Monitoring storage statistics
The Statistics tab lets you supervise datastore consumption and detect any abnormal behavior.
Storage usage
Reading the graph
The main graph displays over the selected period (e.g. 24h):
| Series | Description |
|---|---|
| Used (red) | Space actually occupied on the datastore |
| Total (green) | Total capacity of your plan |
The values table below shows for each series:
| Column | Meaning |
|---|---|
| Last | Value at the last point in the period |
| Min | Minimum value over the period |
| Max | Maximum value over the period |
Interpreting the values
The Used curve reflects the physical space stored on the datastore after deduplication. It is therefore much lower than the gross volume of data backed up.
Example: backing up 500 GB of VMs with a 6× deduplication ratio, the Used curve will be around 80 GB.
The value shown in the Dashboard tab (e.g. "121.7 GB of 245.0 GB") corresponds to the Last value on the graph.
Consumption trend
Observe the slope of the Used curve over 7 days:
- Flat slope → effective prune policy, consistent volumes
- Fast upward slope → growing data, check your retention policy
- Flat or decreasing → recent GC run or aggressive prune policy
Disk throughput
The Disk Throughput graph shows read/write speed in MB/s on the datastore.
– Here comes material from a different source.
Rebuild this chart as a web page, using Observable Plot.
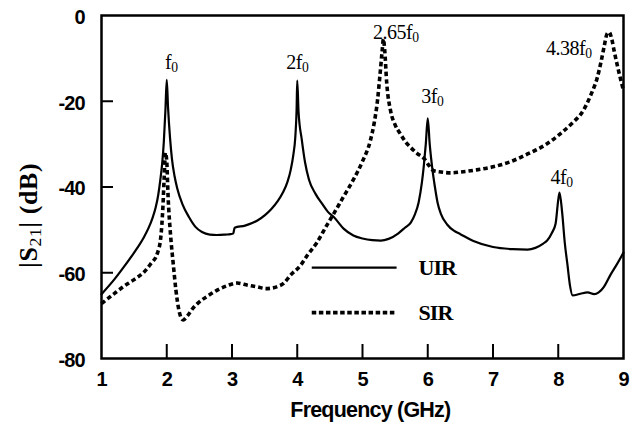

When to analyze this graph?
- To identify backup windows (write spikes)
- To detect abnormal activity (constant writes with no scheduled job)
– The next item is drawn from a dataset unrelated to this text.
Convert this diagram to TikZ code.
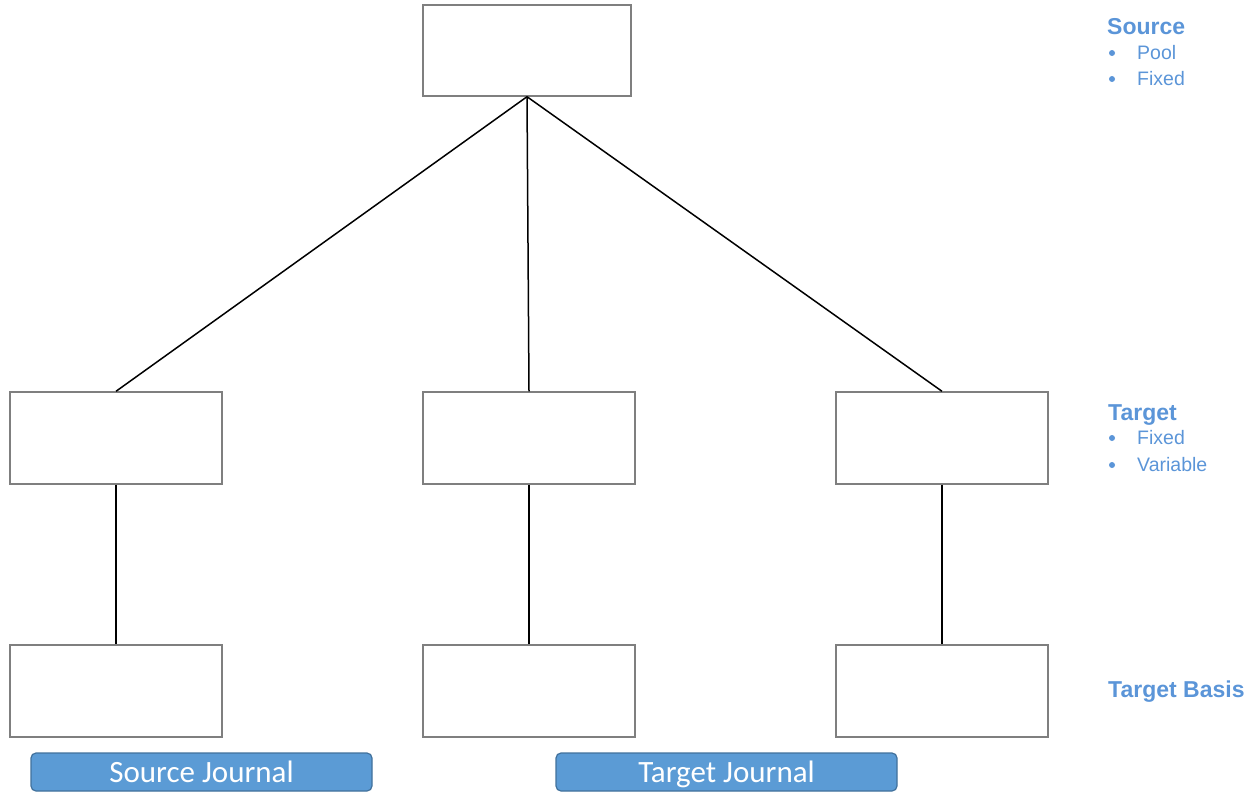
\documentclass[tikz,border=0pt]{standalone}
\usepackage{fontspec}
\setmainfont{Liberation Sans}
\newfontfamily\btnfont{Carlito}
\definecolor{legendblue}{HTML}{5B95D8}
\definecolor{btnfill}{HTML}{5B9BD5}
\definecolor{btnedge}{HTML}{41719C}
\definecolor{boxedge}{HTML}{7F7F7F}
\begin{document}
\begin{tikzpicture}[x=1pt,y=-1pt,
  blank/.style={draw=boxedge,line width=1.4pt,fill=white,inner sep=0pt},
  link/.style={draw=black,line width=1.5pt},
  journal/.style={draw=btnedge,line width=1.2pt,fill=btnfill,rounded corners=5pt,inner sep=0pt},
  jtext/.style={text=white,font=\btnfont\fontsize{31}{36}\selectfont,anchor=base,inner sep=0pt},
  head/.style={text=legendblue,font=\bfseries\fontsize{23}{26}\selectfont,anchor=base west,inner sep=0pt},
  item/.style={text=legendblue,font=\fontsize{19.5}{23}\selectfont,anchor=base west,inner sep=0pt},
  dot/.style={circle,fill=legendblue,inner sep=0pt,minimum size=6pt}]
\useasboundingbox (0,0) rectangle (1257,793);

% boxes
\node[blank,minimum width=208pt,minimum height=91pt] (top) at (527,50.5) {};
\node[blank,minimum width=212pt,minimum height=92pt] (ml) at (116,438) {};
\node[blank,minimum width=212pt,minimum height=92pt] (mc) at (529,438) {};
\node[blank,minimum width=212pt,minimum height=92pt] (mr) at (942,438) {};
\node[blank,minimum width=212pt,minimum height=92pt] (bl) at (116,691) {};
\node[blank,minimum width=212pt,minimum height=92pt] (bc) at (529,691) {};
\node[blank,minimum width=212pt,minimum height=92pt] (br) at (942,691) {};

% connectors
\draw[link] (top.south) -- (ml.north);
\draw[link] (top.south) -- (mc.north);
\draw[link] (top.south) -- (mr.north);
\draw[link] (ml.south) -- (bl.north);
\draw[link] (mc.south) -- (bc.north);
\draw[link] (mr.south) -- (br.north);

% journal buttons
\node[journal,minimum width=341pt,minimum height=38pt] (sj) at (201.5,772) {};
\node[jtext] (sjt) at (201.5,782) {Source Journal};
\node[journal,minimum width=341pt,minimum height=38pt] (tj) at (726.5,772) {};
\node[jtext] (tjt) at (726.5,782) {Target Journal};

% legend
\node[head] (hsrc) at (1107,34) {Source};
\node[dot] (d1) at (1112,53) {};
\node[item] (pool) at (1137,59) {Pool};
\node[dot] (d2) at (1112,79) {};
\node[item] (fix1) at (1137,85) {Fixed};

\node[head] (htgt) at (1108,420) {Target};
\node[dot] (d3) at (1112,438) {};
\node[item] (fix2) at (1137,444) {Fixed};
\node[dot] (d4) at (1112,465) {};
\node[item] (var) at (1137,471) {Variable};

\node[head] (hbas) at (1108,697) {Target Basis};
\end{tikzpicture}
\end{document}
- To estimate the impact of jobs on overall performance
Disk IOPS
The IOPS (I/O Operations Per Second) graph measures I/O intensity.
| Value | Interpretation |
|---|---|
| Moderate spikes during jobs | Normal |
| Continuously high IOPS | May indicate a stuck GC or verification task |
| Zero IOPS when a job should be running | Check network connectivity and job status |
Recommended monitoring
Weekly checks
- Storage trend: is consumption consistent with expectations?
- Deduplication ratio (dashboard): is it stable or declining?
- Estimated saturation: how long before capacity needs to be upgraded?
Signals to watch
| Signal | Recommended action |
|---|---|
| Saturation < 30 days | Plan a capacity upgrade |
| Deduplication ratio close to 1× | Review prune policy and GC schedule |
| IOPS spikes outside job window | Check for running verification or GC tasks |
Estimating your real footprint
PBS deduplication operates at two levels depending on data type:
- Fixed-size chunks (QEMU VM disk images): less sensitive to partial changes
- Variable-size chunks (LXC archives via
.pxar): better deduplication on file trees
In practice, expect 2× to 10× on production infrastructures. Environments with many similar VMs (templates, clones) achieve the best ratios.
If the estimated saturation in the dashboard drops below 30 days, consult Upgrading capacity.